Story Review Larry Niven Flash Crowd

A prophetic Gem of a novella predicting much that we now see and take for granted in the 21st century.

Science fiction novella review – LARRY NIVEN – FLASH CROWD 1973 The Mammoth Book Of Short Science Fiction Novels.

A brilliant story that seems very prophetic of the 21st century Internet, e-mail and mobile phone phenomena called flash mobbing.

In Niven’s vision of the late 1990’s it isn’t the internet that draws crowds together rapidly for organized blitzkrieg arrival and dispersal, but teleportation chambers. The jaunt tube has become a universal means of getting around enabling people to simply phone them to any place on Earth.  Roads and airports have become devoid of conventional traffic. Goods are transported by booth, pollution dumped on Venus by long-range booths.

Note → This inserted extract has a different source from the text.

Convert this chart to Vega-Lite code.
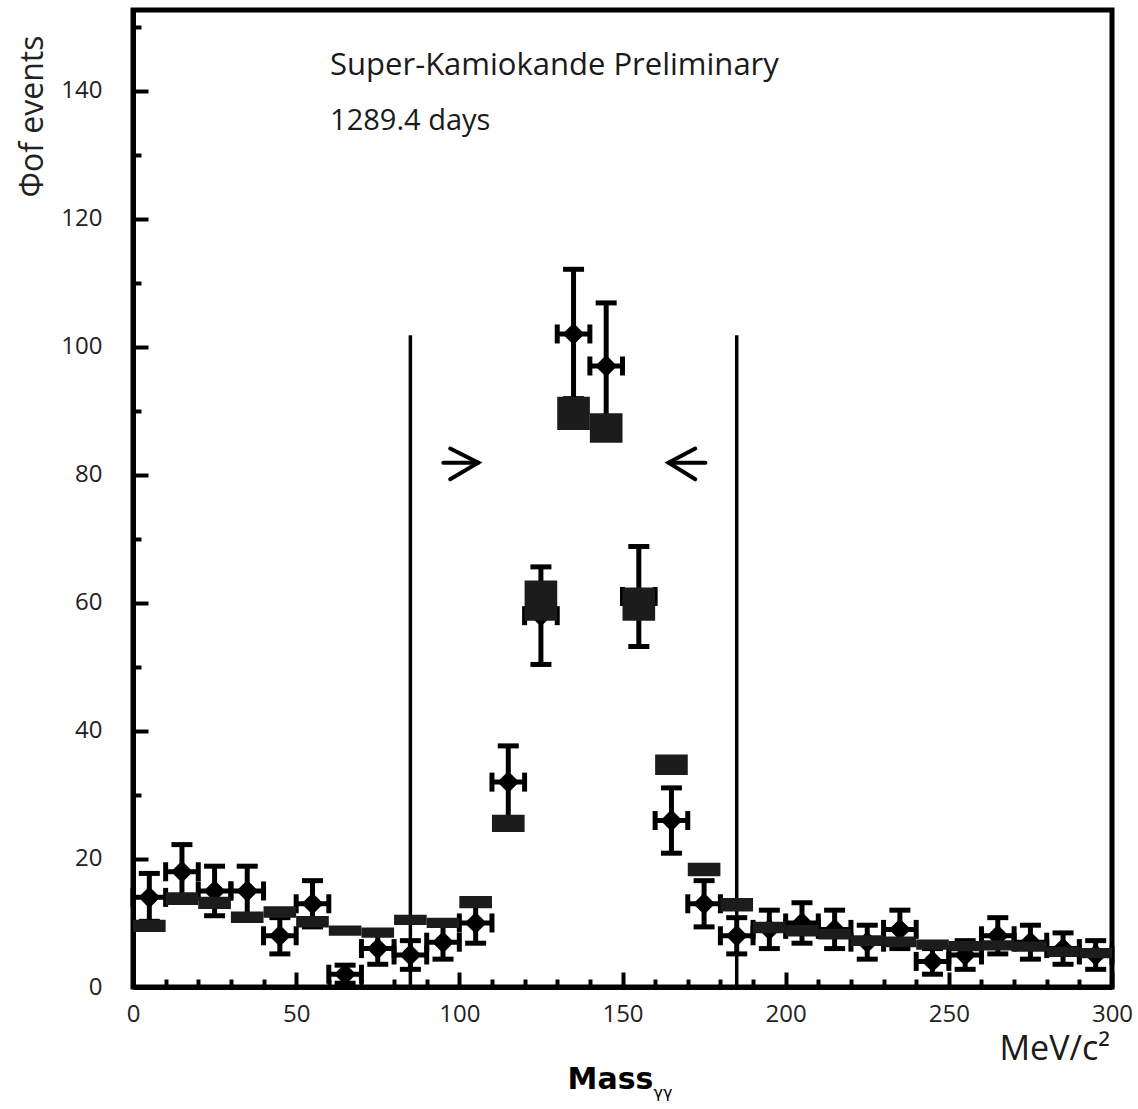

Crime has changed but not gone away, but rioting seems to have become a thing of the past until a shopping mall becomes the location of chaotic scenes of violence, looting, etc.

A reporter, known as a newstaper, the rather daftly named Jerryberry, finds himself caught in the midst of a small riot, and transmits live footage of it to his TV network studio. The footage inflames the riot as more and more people phone themselves in to gain publicity, steal, and worse.

Jerryberry finds himself accountable for a crisis he feels he was just reporting, and the story balances neatly between his campaign for press and broadcasting freedom, and an objective evaluation of the pros and cons of a World transformed by its teleportation booths, where people and information travel at virtually the same pace.

Powerful, and somehow more relevant today than when the story first went to press.